Institutionelle
Barrieren behindern Leistung
Zum Bericht „Kein Sturm mehr auf Gymnasien“, VN vom 8. 3. 2023:
Die Aussagen von Gerald Fenkart zur Aussortierung zehnjähriger Schüler:innen im Schulwesen erschreckt: In weltweiten PISA-Studien geht es nicht nur um schulische Leistungen, sondern um Chancengerechtigkeit und Wellbeing, also gesellschaftliches Wohlergehen. Wenn Herr Fenkart einseitig ausgewählte Daten gegen medizinische Befunde ausspielt („Dr. Concin irrt sich gewaltig“), nähert er sich bedenklich pandemiebekannten Verschwörungsmythen. Wir wollen doch keine gespaltene Gesellschaft!
Dr. Andreas Schleicher von der OECD resümiert die Erkenntnisse aus den PISA-Studien: „Es ist nicht überraschend, dass die von den Schüler:innen wahrgenommene Unterstützung durch ihre Lehrkräfte in gegliederten Schulsystemen am geringsten ist.“ Er rät Bildungspolitikern, frühe Selektion zu begrenzen und deren Folgen zu mindern, denn jede institutionelle Barriere im Bildungssystem behindert Leistung und verstärkt Chancenungerechtigkeit. Als Wissenschaftler konnte ich in der Studie „Schule der Zehn- bis 14-Jährigen in Vorarlberg“ ungenutzte Bildungschancen kennenlernen, die zu wenig genutzt werden.

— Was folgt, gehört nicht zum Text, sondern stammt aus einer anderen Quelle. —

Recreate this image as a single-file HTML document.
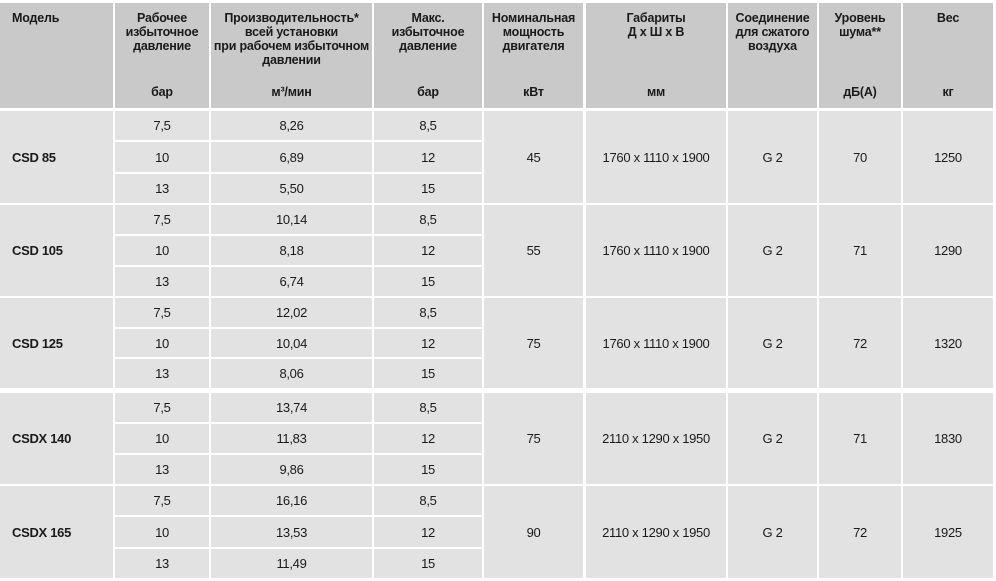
<!DOCTYPE html>
<html><head><meta charset="utf-8">
<style>
html,body{margin:0;padding:0;background:#fff;}
body{width:996px;height:581px;position:relative;overflow:hidden;font-family:"Liberation Sans",Arial,sans-serif;color:#1a1a1a;}
.c{position:absolute;box-sizing:border-box;background:#e2e2e2;display:flex;align-items:center;justify-content:center;text-align:center;font-size:13px;letter-spacing:-0.3px;}
.h{background:#c9c9c9;font-weight:bold;font-size:12.5px;line-height:14px;align-items:flex-start;padding-top:8px;letter-spacing:-0.2px;}
.u{position:absolute;left:0;right:0;top:82px;text-align:center;}
.m{justify-content:flex-start;padding-left:12px;font-weight:bold;}
</style></head><body>
<script>
const L=[0,115,211,374,484,586,728,819,903];
const R=[113,209,372,482,583,726,817,901,993];
const heads=[["Модель",""],["Рабочее<br>избыточное<br>давление","бар"],["Производительность*<br>всей установки<br>при рабочем избыточном<br>давлении","м³/мин"],["Макс.<br>избыточное<br>давление","бар"],["Номинальная<br>мощность<br>двигателя","кВт"],["Габариты<br>Д x Ш x В","мм"],["Соединение<br>для сжатого<br>воздуха",""],["Уровень<br>шума**","дБ(А)"],["Вес","кг"]];
const groups=[[111,203],[205,296],[298,388],[393,484],[486,578]];
const models=["CSD 85","CSD 105","CSD 125","CSDX 140","CSDX 165"];
const press=["7,5","10","13"];
const flow=[["8,26","6,89","5,50"],["10,14","8,18","6,74"],["12,02","10,04","8,06"],["13,74","11,83","9,86"],["16,16","13,53","11,49"]];
const maxp=["8,5","12","15"];
const power=["45","55","75","75","90"];
const dims=["1760 x 1110 x 1900","1760 x 1110 x 1900","1760 x 1110 x 1900","2110 x 1290 x 1950","2110 x 1290 x 1950"];
const conn=["G 2","G 2","G 2","G 2","G 2"];
const noise=["70","71","72","71","72"];
const weight=["1250","1290","1320","1830","1925"];
function cell(col,top,bot,html,cls){
  const d=document.createElement('div');
  d.className='c '+(cls||'');
  d.style.left=L[col]+'px';d.style.width=(R[col]-L[col])+'px';
  d.style.top=top+'px';d.style.height=(bot-top)+'px';
  d.innerHTML=html;
  document.body.appendChild(d);
  return d;
}
heads.forEach((h,i)=>{
  const d=cell(i,3,108,h[0]+'<div class="u">'+h[1]+'</div>','h'+(i===0?' m':''));
  if(i===0){d.style.justifyContent='flex-start';}
  
  
});
groups.forEach((g,gi)=>{
  const [t,b]=g;
  const m=cell(0,t,b,models[gi],'m');
  
  
  const sh=(b-t-4)/3;
  for(let s=0;s<3;s++){
    const st=Math.round(t+s*(sh+2)), sb=Math.round(t+s*(sh+2)+sh);
    const a=cell(1,st,sb,press[s]);
    
    
    const f=cell(2,st,sb,flow[gi][s]);
    
    
    const x=cell(3,st,sb,maxp[s]);
    
    
  }
  const vals=[power,dims,conn,noise,weight];
  const nm=['power-cell','dimensions-cell','connection-cell','noise-cell','weight-cell'];
  vals.forEach((v,k)=>{
    const d=cell(4+k,t,b,v[gi]);
    
    
  });
});
</script>
</body></html>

Vorarlberg könnte zum Weltklassesystem werden, wenn es der OECD folgen würde: „Bildungssysteme, die sich durch alternative Denkweisen bedroht fühlen, werden immer weiter zurückfallen; die Zukunft gehört denen, die offen für die Welt sind und bereit, von und mit den leistungsfähigsten Bildungssystemen der Welt zu lernen.“ Wir können nur gewinnen, wenn wir nicht auf das Trennende in der künftigen Entwicklung der Gesellschaft setzen.